* _Extracted information_
☆ ☆ ☆ ☆ ☆ ☆ ☆
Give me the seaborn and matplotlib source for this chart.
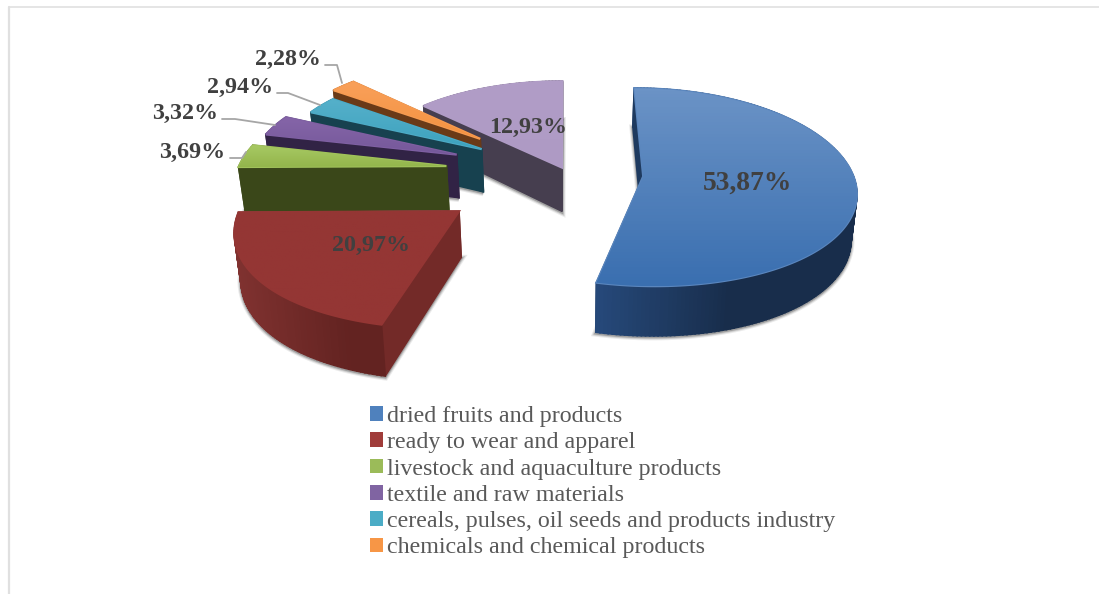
☆ ☆ ☆ ☆ ☆ ☆ ☆
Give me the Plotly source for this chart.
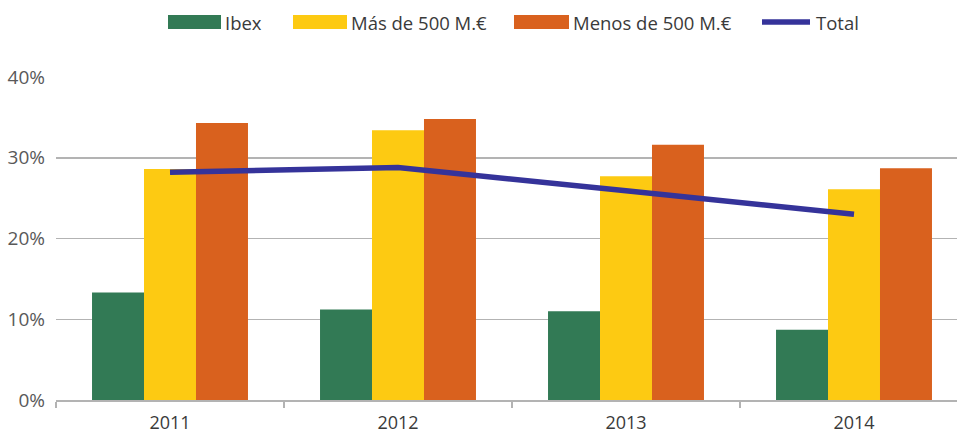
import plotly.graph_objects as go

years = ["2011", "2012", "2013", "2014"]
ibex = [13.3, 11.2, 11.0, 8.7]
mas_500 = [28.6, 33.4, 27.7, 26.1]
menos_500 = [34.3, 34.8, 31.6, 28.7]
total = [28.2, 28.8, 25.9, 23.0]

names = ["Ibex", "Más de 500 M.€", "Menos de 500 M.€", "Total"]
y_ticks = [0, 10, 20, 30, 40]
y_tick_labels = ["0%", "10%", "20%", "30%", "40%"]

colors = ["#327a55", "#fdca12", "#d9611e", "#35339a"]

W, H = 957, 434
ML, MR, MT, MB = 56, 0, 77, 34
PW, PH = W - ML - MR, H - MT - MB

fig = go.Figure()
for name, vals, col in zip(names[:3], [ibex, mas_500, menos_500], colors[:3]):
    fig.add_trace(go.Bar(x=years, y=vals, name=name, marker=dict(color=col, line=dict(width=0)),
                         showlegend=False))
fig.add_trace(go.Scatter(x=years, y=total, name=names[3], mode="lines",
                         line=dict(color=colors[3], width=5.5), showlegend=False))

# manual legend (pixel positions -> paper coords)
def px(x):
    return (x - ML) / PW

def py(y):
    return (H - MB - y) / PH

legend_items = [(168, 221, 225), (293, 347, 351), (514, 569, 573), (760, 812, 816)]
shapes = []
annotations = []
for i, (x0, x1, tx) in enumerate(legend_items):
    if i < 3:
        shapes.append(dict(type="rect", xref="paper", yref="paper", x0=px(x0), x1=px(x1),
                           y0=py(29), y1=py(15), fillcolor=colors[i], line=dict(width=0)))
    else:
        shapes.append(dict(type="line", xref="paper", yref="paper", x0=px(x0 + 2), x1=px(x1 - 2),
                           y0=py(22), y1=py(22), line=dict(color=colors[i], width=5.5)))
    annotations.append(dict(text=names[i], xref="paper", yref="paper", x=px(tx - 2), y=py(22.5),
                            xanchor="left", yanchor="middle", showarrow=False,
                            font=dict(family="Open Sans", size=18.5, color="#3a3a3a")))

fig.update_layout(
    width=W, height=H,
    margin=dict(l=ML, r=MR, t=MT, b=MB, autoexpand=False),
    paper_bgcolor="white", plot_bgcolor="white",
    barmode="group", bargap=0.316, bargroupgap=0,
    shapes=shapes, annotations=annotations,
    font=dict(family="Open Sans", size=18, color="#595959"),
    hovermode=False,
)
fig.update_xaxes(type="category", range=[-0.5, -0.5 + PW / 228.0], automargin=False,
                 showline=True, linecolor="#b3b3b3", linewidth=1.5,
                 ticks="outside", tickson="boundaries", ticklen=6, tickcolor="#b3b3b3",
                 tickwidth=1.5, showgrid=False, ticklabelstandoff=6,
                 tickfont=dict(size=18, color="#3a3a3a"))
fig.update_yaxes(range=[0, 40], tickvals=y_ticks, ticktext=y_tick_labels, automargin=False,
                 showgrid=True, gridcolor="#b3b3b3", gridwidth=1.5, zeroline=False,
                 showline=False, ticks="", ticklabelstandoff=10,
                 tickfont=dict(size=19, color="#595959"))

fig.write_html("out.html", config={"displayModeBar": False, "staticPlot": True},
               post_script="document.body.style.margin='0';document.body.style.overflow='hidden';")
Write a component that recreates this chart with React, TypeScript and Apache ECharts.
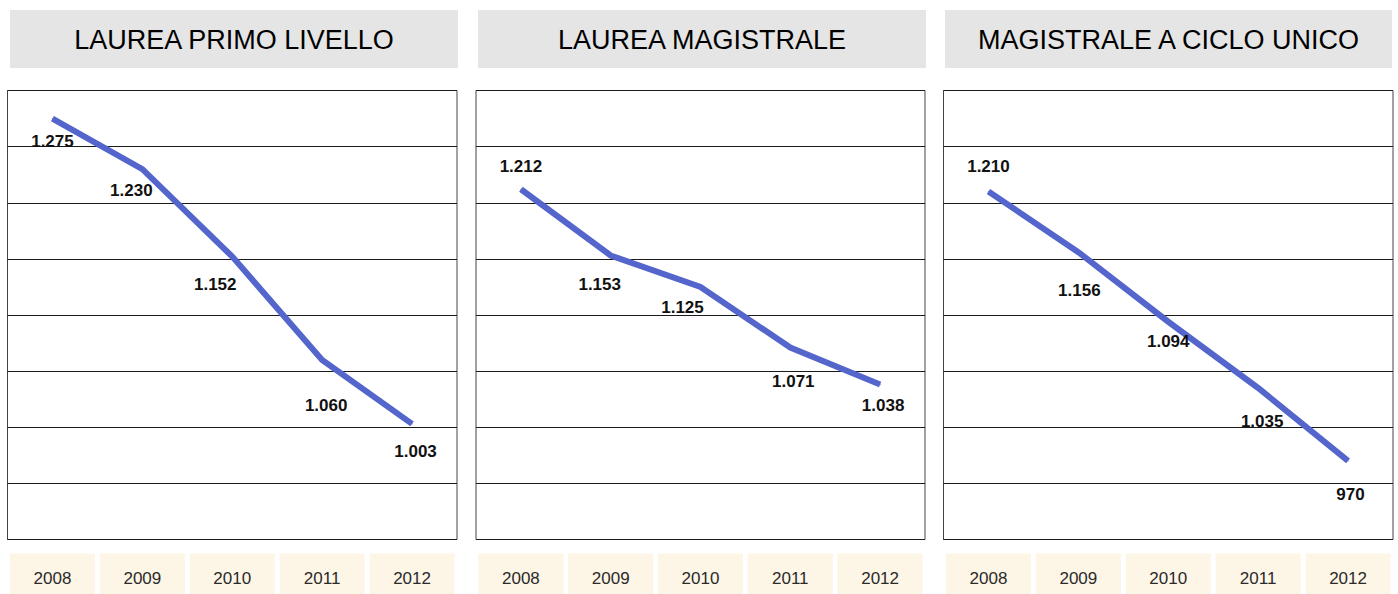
☆ ☆ ☆ ☆ ☆ ☆ ☆
* _Task_
Output nothing except the lines from the one containing "Give me the Plotly source for this chart." through the one containing "PW, PH = W - ML - MR, H - MT - MB", both kept, with the pictures removed.

* _Output for this task_
Give me the Plotly source for this chart.
import plotly.graph_objects as go

years = ["2011", "2012", "2013", "2014"]
ibex = [13.3, 11.2, 11.0, 8.7]
mas_500 = [28.6, 33.4, 27.7, 26.1]
menos_500 = [34.3, 34.8, 31.6, 28.7]
total = [28.2, 28.8, 25.9, 23.0]

names = ["Ibex", "Más de 500 M.€", "Menos de 500 M.€", "Total"]
y_ticks = [0, 10, 20, 30, 40]
y_tick_labels = ["0%", "10%", "20%", "30%", "40%"]

colors = ["#327a55", "#fdca12", "#d9611e", "#35339a"]

W, H = 957, 434
ML, MR, MT, MB = 56, 0, 77, 34
PW, PH = W - ML - MR, H - MT - MB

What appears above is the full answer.